A recurring question that has dogged the proposed Block Island wind farm is: where did Deepwater Wind come from?
Deepwater’s origins stretch back to 2005, when Bryan Martin and David Hang, then with the financial giant JP Morgan, purchased a small wind company called Winergy, which at the time was developing a small offshore wind installation off of Plum Island.
When Martin and Hang made the move to the investment firm the D. E. Shaw group in 2005 and 2007, respectively, they led the purchase of Winergy.
Martin is now a managing director at the D. E. Shaw group, and Hang is a senior vice president; as of April, the firm had $22 billion in investment and committed capital.
In April 2008, Winergy became Deepwater Wind.
Speaking to the Block Island Times this week, Martin said he became aware of the need for supplemental energy in 2000 and 2001 when New York City and Long Island suffered a series of brownouts; the cost of new onshore capacity in the form of power plants or even nuclear plants was exorbitant, yet there was the potential for up to 1,000 megawatts of capacity just miles offshore, ideally beyond the horizon.
When putting together the Deepwater management team, Martin identified three distinct, and somewhat disparate, sets of skills required for the team: experience with traditional energy, utility, transmission and regulatory matters; offshore expertise and experience in the specialized and esoteric field of utility financing.
Having owned oil and gas companies, as well as offshore oil rigs, Martin says the team has “serious respect” for “how challenging it is to take it offshore.” The rest of the world is learning the same hard lesson, he points out, with the tragic oil spill in the Gulf of Mexico.
So far the D. E. Shaw group has invested “tens of millions of dollars” into building Deepwater.
Martin points out that in the realm of private equity, spending nine years working toward the creation a viable business is almost unheard of — and it speaks to their commitment to wind energy as the future.
Martin “strongly believes” that offshore wind will become an established competitive supplemental power source in the near future.
There has been much deliberation in public hearings and information sessions about what Deepwater stands to make from the Block Island wind farm. One consultant for the state Division of Public Utilities and Carriers offered that it was possible for Deepwater to enjoy a 98 percent rate of return.
“Just bad math — and bad assumptions,” says Martin. He said the company stood to make less than 18 percent on the Block Island farm.

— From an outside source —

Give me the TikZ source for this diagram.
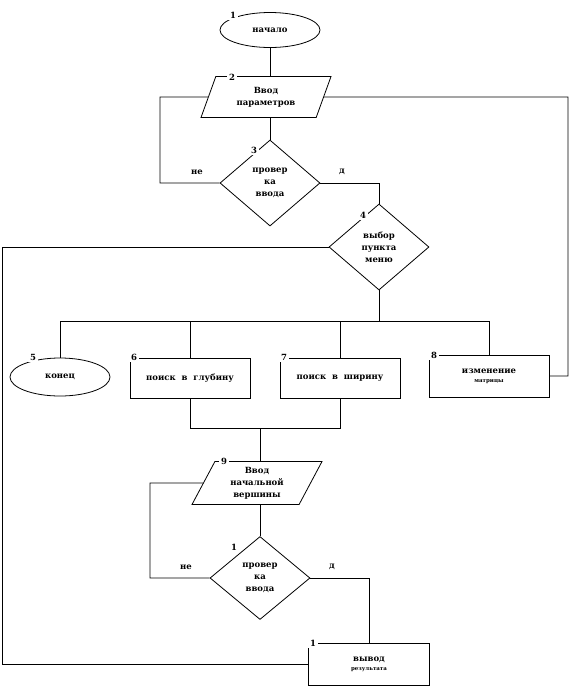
\documentclass[tikz,border=0pt]{standalone}
\usepackage{fontspec}
\setmainfont{DejaVu Serif}
\usetikzlibrary{shapes.geometric,positioning,calc}

\begin{document}
\begin{tikzpicture}[x=1pt, y=-1pt, line width=0.8pt,
  font=\fontsize{8.5}{12}\selectfont\bfseries,
  term/.style={draw, ellipse, minimum width=100pt, minimum height=35pt, inner sep=0pt},
  io/.style={draw, trapezium, trapezium left angle=56, trapezium right angle=124,
             trapezium stretches body, minimum width=130pt, minimum height=41pt,
             inner sep=1pt, align=center},
  dec/.style={draw, diamond, minimum width=100pt, minimum height=86pt,
              inner sep=0pt, align=center},
  proc/.style={draw, rectangle, minimum width=120pt, minimum height=40pt, align=center},
  num/.style={fill=white, inner sep=2pt}]

\useasboundingbox (0,0) rectangle (570,689);

% ---- Upper part: start, input, check, menu ----
\node[term] (start) at (270,30) {начало};
\node[io] (par) at (266,97) {Ввод\\параметров};
\node[dec] (chk) at (270,183) {провер\\ка\\ввода};
\node[dec] (menu) at (379,247) {выбор\\пункта\\меню};

\node (no1) at (197,172) {не};
\node (yes1) at (342,172) {д};

% ---- Middle row: menu items ----
\node[term, minimum height=38pt] (end) at (60,377) {конец};
\node[proc] (dfs) at (190,378) {поиск\ \ в\ \ глубину};
\node[proc] (bfs) at (340,378) {поиск\ \ в\ \ ширину};
\node[proc, minimum height=42pt] (edit) at (489,376)
  {изменение\\[-3pt]{\fontsize{5.5}{7}\selectfont матрицы}};

% ---- Lower part: start vertex, check, output ----
\node[io, minimum height=43pt] (vin) at (257,483) {Ввод\\начальной\\вершины};
\node[dec, minimum height=83pt] (chk2) at (260,578) {провер\\ка\\ввода};
\node[proc, minimum width=121pt, minimum height=42pt] (out) at (369,664)
  {вывод\\[-3pt]{\fontsize{5.5}{7}\selectfont результата}};

\node (no2) at (186,567) {не};
\node (yes2) at (332,567) {д};

% helper points for the loops
\coordinate (lp1) at (160,97);
\coordinate (rp) at (568,97);
\coordinate (lp2) at (2,247);
\coordinate (bus) at (379,321);
\coordinate (join) at (260,428);
\coordinate (lp3) at (150,483);

% ---- Connectors ----
\draw (start) -- (start |- par.north);
\draw (chk.north) -- (chk.north |- par.south);
\draw (chk.west) -| (lp1) -- (par.west);
\draw (chk.east) -| (menu.north);
\draw (par.east) -- (rp) |- (edit.east);
\draw (menu.west) -- (lp2) |- (out.west);
\draw (menu.south) -- (bus);
\foreach \n in {end,dfs,bfs,edit}
  \draw (bus) -| (\n.north);
\draw (dfs.south) |- (join);
\draw (bfs.south) |- (join);
\draw (join) -- (join |- vin.north);
\draw (chk2.north) -- (chk2.north |- vin.south);
\draw (chk2.west) -| (lp3) -- (vin.west);
\draw (chk2.east) -| (out.north);

% ---- Block numbers ----
\node[num] (n1) at (233,15) {1};
\node[num] (n2) at (232,77) {2};
\node[num] (n3) at (254,150) {3};
\node[num] (n4) at (363,215) {4};
\node[num] (n5) at (33,357) {5};
\node[num] (n6) at (134,357) {6};
\node[num] (n7) at (284,357) {7};
\node[num] (n8) at (434,355) {8};
\node[num] (n9) at (224,461) {9};
\node[num] (n10) at (234,547) {1};
\node[num] (n11) at (313,643) {1};

\end{tikzpicture}
\end{document}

The project “needs to be profitable to satisfy and attract investors, but the goal is not to retire off of this first demonstration farm,” Martin adds with emphasis. “It’s to make wind energy cheaper in order to grow the industry.”
“We’re trying to drive down costs,” says Martin. “We view that as in our best interest…to make [wind power] more pervasive.”
Hang points to the new wind farm legislation that puts a “governor on the rate of return” — if it costs the company less to build the farm, then the savings would be passed on to ratepayers.
The price for onshore wind technology has dropped as much as 80 percent in the last 15 years, and that “is happening offshore” too, says Martin.
The D. E. Shaw group made a sizable investment in Boston, Mass.-based First Wind in 2006. That company has installed, or is in the process of installing, a series of utility-scale projects: three land-based farms in Hawaii, three in Maine with a fourth underway, three in New York, two in Utah, and one nearing construction in Vermont, for a grand total of 770 megawatts.
If the Block Island Farm comes to fruition, it may be possible to utilize new state-of-the-art turbines that are capable of generating 5 megawatts of electricity; that would mean the farm off Block Island could be comprised of six rather than eight turbines.
The cost of the Block Island farm is estimated to be in the $200-250 million range, with an additional $45 million for the cable. While Martin concedes Deepwater does not officially have the exclusive right to build all larger wind farms in the ocean off Rhode Island, the Joint Development Agreement it signed with the state will hopefully mean, “if we do a good job and prove that the economics work” then the company is well positioned for the further contract as well.
A Deepwater subsidiary is also the lead developer for New Jersey, where it gained permission to erect a Met tower.
However, Martin says, “Rhode Island is the right place to start.” This is so, he says, because of the confluence of “so many assets.” These include a ready and willing labor pool and the state’s rare “access to terrific Real Estate in Quonset.” The former air station in Quonset provides a deepwater port with direct access to the ocean, railways, air and an interstate
If it is established first, it could service the wind industry on the entire east coast.
“Do we need power? That’s at the heart of this whole exercise,” says Martin.
There’s no question offshore wind is much more expensive than existing power sources, Martin concedes, but he says comparing them to the Block Island project seems unfair.
He points to Cape Wind, which came in at a similar price — in the 20 cents per kilowatt-hour range. He thinks that it will soon be possible to bring the number down below 20 cents per kWh.
The new legislation caps the Block Island wind farm electricity price at 24.4 cents per kWh.
Martin thinks in the end an energy mix from all sources would be the ideal.
“At some point renewable energy can’t be subsidized, it has to stand on its own,” says Martin.